Flue gas discharge from cooling towers. Wind tunnel investigation of building downwash effects on ground-level concentrations

Abstract

German power plants are required to meet new emission standards which limit the maximum sulfur dioxide (SOs) concentration in flue gas discharges to 400 mg m −3. To achieve this level of reduction in SO 2 concentration, wet scrubbing is necessary for large plants using lignite or hard coal. Wet scrubbing results in a significant reduction in the flue gas temperature leading to low effective stack heights. Instead of using stack gas reheating to achieve the plume rise necessary to satisfy local environmental standards, it was proposed to discharge the scrubbed flue gas from the existing natural-draft cooling towers (NDCT). This method should be effective in reducing local ground-level concentrations since NDCT-plumes are typically very buoyant (densimetric Froude number below 1 ) and normally reach considerable heights of rise. Only under strong wind conditions does the situation reverse itself. For such strong winds, the NDCT-plume is subject to tower and building downwash with the possibility of unacceptably high ground-level concentrations.
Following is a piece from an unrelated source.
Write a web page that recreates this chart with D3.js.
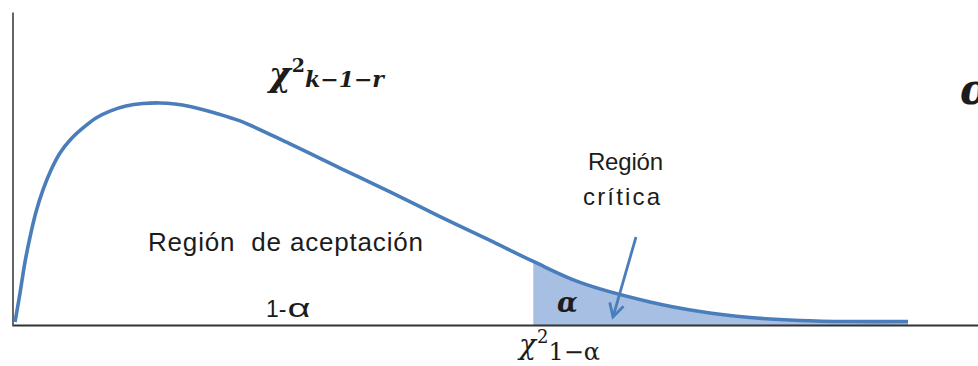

For a 2700 MW e lignite-fired power plant near Cologne, a wind tunnel study was carried out to investigate the effects of tower and building downwash effects on the ground-level concentrations of SO 2 produced by discharging the scrubbed flue gas from the natural-draft cooling towers. Also, a comparison was made between the ground-level concentrations produced by the cooling tower discharge method and those produced by a traditional stack. It was found that for low and intermediate wind speeds, the groundlevel concentrations are lower for the case of the cooling tower discharge. Only for strong winds, which occur only very rarely at most German sites, did the conventional stack discharge appear to be superior.